* start *
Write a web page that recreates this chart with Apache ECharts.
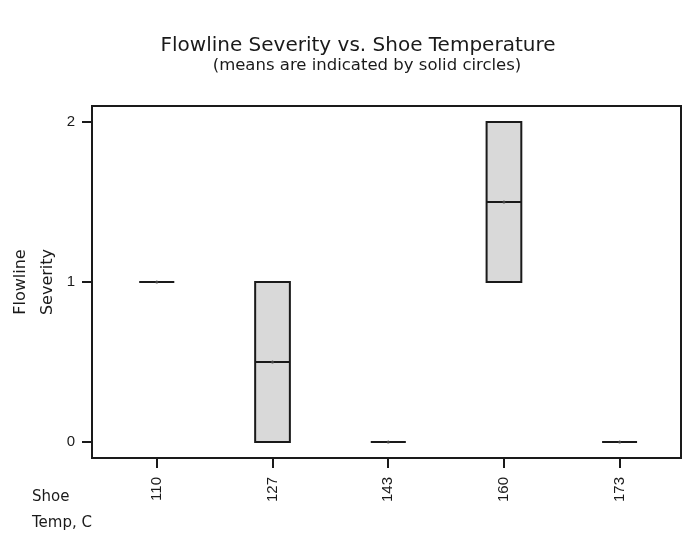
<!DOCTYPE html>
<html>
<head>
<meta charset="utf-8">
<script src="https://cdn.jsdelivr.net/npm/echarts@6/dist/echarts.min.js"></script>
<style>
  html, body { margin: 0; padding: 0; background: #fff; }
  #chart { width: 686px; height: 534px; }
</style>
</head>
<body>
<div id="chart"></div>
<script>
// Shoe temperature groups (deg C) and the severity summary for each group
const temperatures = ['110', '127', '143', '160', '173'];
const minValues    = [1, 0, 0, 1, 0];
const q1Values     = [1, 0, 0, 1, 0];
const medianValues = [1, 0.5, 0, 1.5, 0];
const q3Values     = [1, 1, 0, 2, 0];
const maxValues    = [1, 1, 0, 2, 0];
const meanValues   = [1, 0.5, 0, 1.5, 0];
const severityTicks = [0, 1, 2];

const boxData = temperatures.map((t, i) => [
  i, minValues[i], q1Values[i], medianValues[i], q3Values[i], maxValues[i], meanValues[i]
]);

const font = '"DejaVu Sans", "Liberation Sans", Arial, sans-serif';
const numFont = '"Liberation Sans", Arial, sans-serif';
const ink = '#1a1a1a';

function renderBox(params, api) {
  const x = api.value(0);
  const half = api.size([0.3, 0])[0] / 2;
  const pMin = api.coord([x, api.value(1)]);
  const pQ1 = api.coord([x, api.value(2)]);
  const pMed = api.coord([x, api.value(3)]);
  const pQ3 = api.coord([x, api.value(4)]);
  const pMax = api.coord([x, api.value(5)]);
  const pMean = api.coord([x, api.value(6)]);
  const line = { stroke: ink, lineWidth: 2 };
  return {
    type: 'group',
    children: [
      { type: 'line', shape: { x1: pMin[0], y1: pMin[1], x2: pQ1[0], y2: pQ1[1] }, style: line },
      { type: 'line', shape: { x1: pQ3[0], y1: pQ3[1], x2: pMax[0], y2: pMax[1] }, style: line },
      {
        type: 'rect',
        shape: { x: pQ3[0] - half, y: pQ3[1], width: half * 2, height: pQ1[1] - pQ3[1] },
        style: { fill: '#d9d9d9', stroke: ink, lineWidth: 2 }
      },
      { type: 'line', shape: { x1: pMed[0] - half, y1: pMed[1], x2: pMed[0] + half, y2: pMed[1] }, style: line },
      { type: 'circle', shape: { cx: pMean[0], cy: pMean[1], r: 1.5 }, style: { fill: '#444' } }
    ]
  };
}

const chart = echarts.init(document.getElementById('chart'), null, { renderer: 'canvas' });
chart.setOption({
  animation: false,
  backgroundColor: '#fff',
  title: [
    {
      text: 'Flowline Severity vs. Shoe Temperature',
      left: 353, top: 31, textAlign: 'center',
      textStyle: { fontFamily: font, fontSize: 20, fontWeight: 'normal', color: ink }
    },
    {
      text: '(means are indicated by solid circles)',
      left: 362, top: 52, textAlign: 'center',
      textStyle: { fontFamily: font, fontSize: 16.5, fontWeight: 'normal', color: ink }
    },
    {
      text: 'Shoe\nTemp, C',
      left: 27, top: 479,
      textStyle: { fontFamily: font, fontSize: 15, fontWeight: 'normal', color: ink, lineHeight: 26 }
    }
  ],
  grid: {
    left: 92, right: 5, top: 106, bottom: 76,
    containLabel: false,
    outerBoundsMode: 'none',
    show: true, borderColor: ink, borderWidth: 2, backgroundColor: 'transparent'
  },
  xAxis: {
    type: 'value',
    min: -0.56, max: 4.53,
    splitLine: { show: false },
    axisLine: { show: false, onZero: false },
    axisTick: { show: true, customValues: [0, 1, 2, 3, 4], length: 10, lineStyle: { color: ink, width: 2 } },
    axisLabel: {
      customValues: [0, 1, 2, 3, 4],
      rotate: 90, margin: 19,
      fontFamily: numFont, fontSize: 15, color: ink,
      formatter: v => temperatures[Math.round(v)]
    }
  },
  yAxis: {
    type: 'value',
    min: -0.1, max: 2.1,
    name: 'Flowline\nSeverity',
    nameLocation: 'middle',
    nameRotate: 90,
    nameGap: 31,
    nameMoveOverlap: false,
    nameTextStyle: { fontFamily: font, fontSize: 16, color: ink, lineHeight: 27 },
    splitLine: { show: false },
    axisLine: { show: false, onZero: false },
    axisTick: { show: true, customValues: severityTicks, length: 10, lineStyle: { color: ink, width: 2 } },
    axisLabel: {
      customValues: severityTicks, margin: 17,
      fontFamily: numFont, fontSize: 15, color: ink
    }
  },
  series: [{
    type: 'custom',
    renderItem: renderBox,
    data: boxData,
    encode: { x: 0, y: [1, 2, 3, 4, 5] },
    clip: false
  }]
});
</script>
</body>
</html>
* end *
> Task goal: Transcribe exactly, with no pictures, the lines running from the first line of the material through the line holding "const ink = '#1a1a1a';".

> Result of this exercise:
Write a web page that recreates this chart with Apache ECharts.
<!DOCTYPE html>
<html>
<head>
<meta charset="utf-8">
<script src="https://cdn.jsdelivr.net/npm/echarts@6/dist/echarts.min.js"></script>
<style>
  html, body { margin: 0; padding: 0; background: #fff; }
  #chart { width: 686px; height: 534px; }
</style>
</head>
<body>
<div id="chart"></div>
<script>
// Shoe temperature groups (deg C) and the severity summary for each group
const temperatures = ['110', '127', '143', '160', '173'];
const minValues    = [1, 0, 0, 1, 0];
const q1Values     = [1, 0, 0, 1, 0];
const medianValues = [1, 0.5, 0, 1.5, 0];
const q3Values     = [1, 1, 0, 2, 0];
const maxValues    = [1, 1, 0, 2, 0];
const meanValues   = [1, 0.5, 0, 1.5, 0];
const severityTicks = [0, 1, 2];

const boxData = temperatures.map((t, i) => [
  i, minValues[i], q1Values[i], medianValues[i], q3Values[i], maxValues[i], meanValues[i]
]);

const font = '"DejaVu Sans", "Liberation Sans", Arial, sans-serif';
const numFont = '"Liberation Sans", Arial, sans-serif';
const ink = '#1a1a1a';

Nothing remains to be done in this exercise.